Власти английской зоны оккупации, которая не граничила ни с одной из стран, депортировавших немцев, располагали немного большим количеством времени на подготовку. Осенью и зимой 1945 г. англичане организовали операцию по приему нескольких миллионов беженцев под кодовым названием «Ласточка». В период между февралем 1946 г. и октябрем 1947 г. восемь поездов курсировали между Щецином и Любеком, каждый состоял из крытых товарных вагонов общей вместимостью 2 тысячи человек. Другие поезда везли беженцев из Калавски в Мариенталь, Альверсдорф и Фридланд, с апреля 1946 г. беженцев перевозили в Любек еще и по морю. Таким способом в английскую зону почти каждый день в течение полутора лет перевозили около 6 тысяч «восточных» немцев. К концу десятилетия здесь поселились более 4,25 миллиона приезжих.

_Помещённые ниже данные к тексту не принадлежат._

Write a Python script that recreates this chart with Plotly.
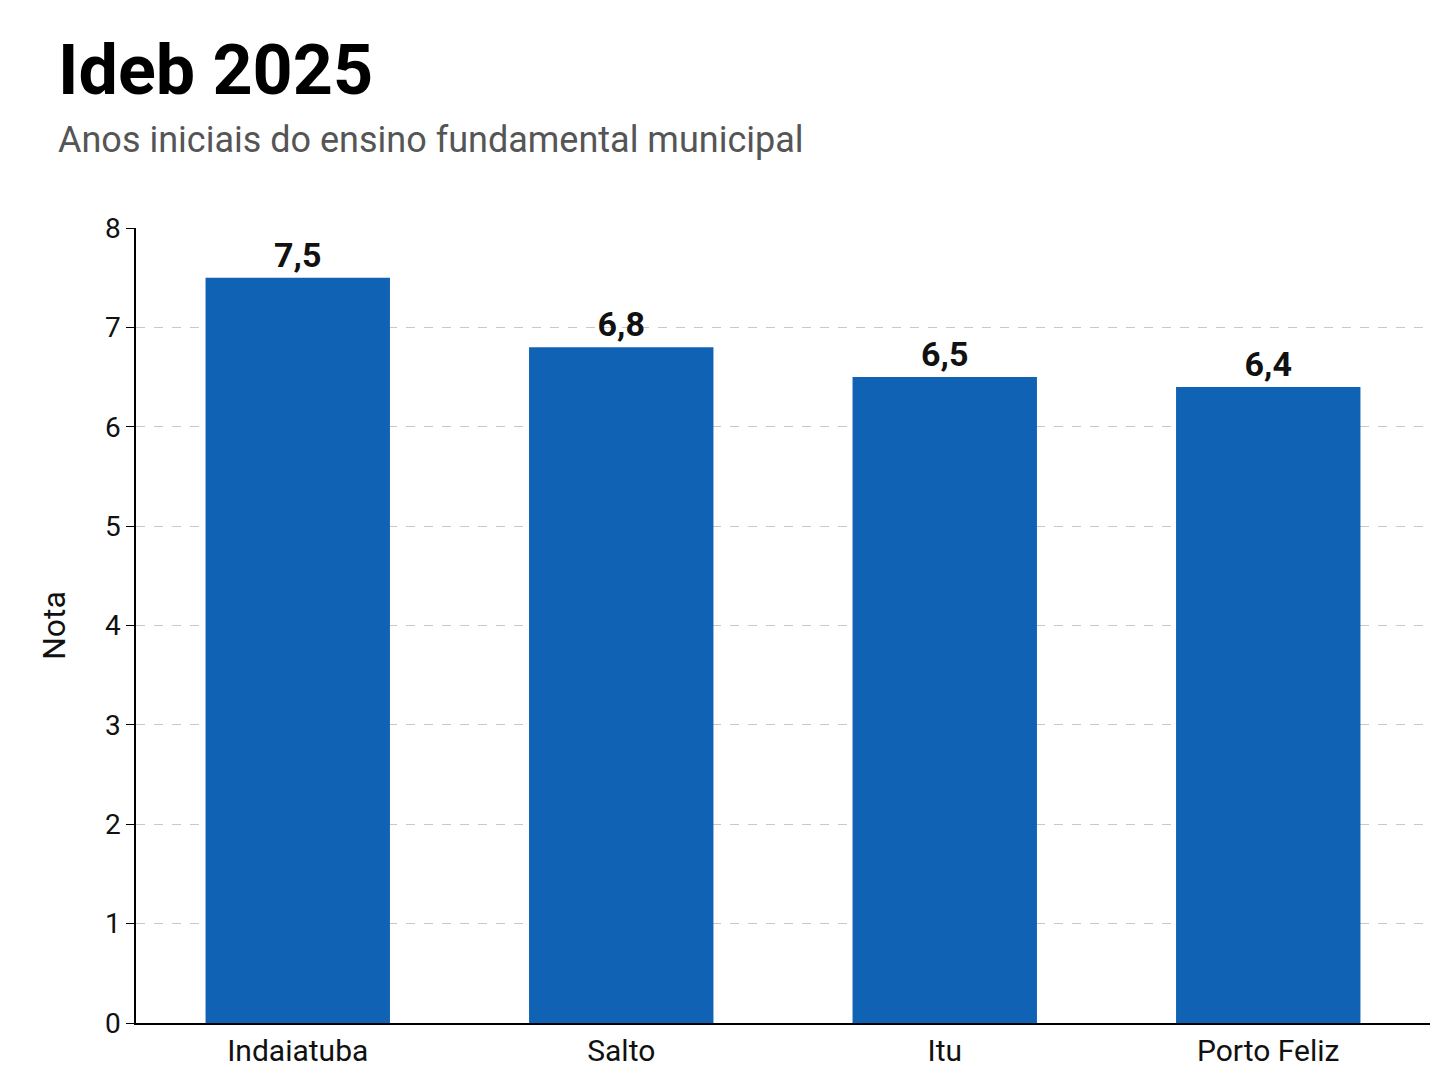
import plotly.graph_objects as go

cities = ["Indaiatuba", "Salto", "Itu", "Porto Feliz"]
notas = [7.5, 6.8, 6.5, 6.4]
labels = ["7,5", "6,8", "6,5", "6,4"]

fig = go.Figure(go.Bar(
    x=cities, y=notas, text=labels, textposition="outside",
    textfont=dict(family="Roboto", size=34, color="#111", weight="bold"),
    marker=dict(color="#0F62B4"), cliponaxis=False,
))
fig.update_layout(
    width=1448, height=1086, template="none",
    paper_bgcolor="white", plot_bgcolor="white",
    margin=dict(l=128, r=26, t=220, b=71),
    bargap=0.43, showlegend=False,
    font=dict(family="Roboto", color="#111"),
    annotations=[
        dict(text="<b>Ideb 2025</b>", x=48, y=1086-62, xref="paper", yref="paper",
             showarrow=False, font=dict(size=70, color="#000"), xanchor="left", yanchor="middle"),
        dict(text="Anos iniciais do ensino fundamental municipal", x=48, y=1086-132,
             xref="paper", yref="paper", showarrow=False,
             font=dict(size=36, color="#555"), xanchor="left", yanchor="middle"),
    ],
)
# convert pixel annotation positions to paper coords
pw, ph = 1448-128-26, 1086-220-71
for a in fig.layout.annotations:
    a.x = (a.x - 128) / pw
    a.y = (a.y - 71) / ph
fig.update_yaxes(range=[0, 8], dtick=1, showgrid=True, gridcolor="#c8c8c8", griddash="dash",
                 gridwidth=1, showline=True, linecolor="#000", linewidth=1.5,
                 ticks="outside", ticklen=8, tickcolor="#000", tickfont=dict(size=28),
                 title=dict(text="Nota", font=dict(size=32), standoff=30), zeroline=False)
fig.update_xaxes(showline=True, linecolor="#000", linewidth=1.5, showgrid=False,
                 tickfont=dict(size=30), ticks="")
fig.write_html("out.html")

Южнее американцы продолжали принимать беженцев из Чехословакии, Венгрии, Румынии и Югославии – более 3,5 миллиона человек в общей сложности. Тамошние власти пытались справляться, однако в начале 1950-х гг. сотни тысяч человек все еще томились в лагерях для беженцев.
По данным генерала Люциуса Д. Клея, американского военного коменданта в Западной Германии, приток беженцев увеличил население английской и американской зон Западной Германии более чем на 23 %.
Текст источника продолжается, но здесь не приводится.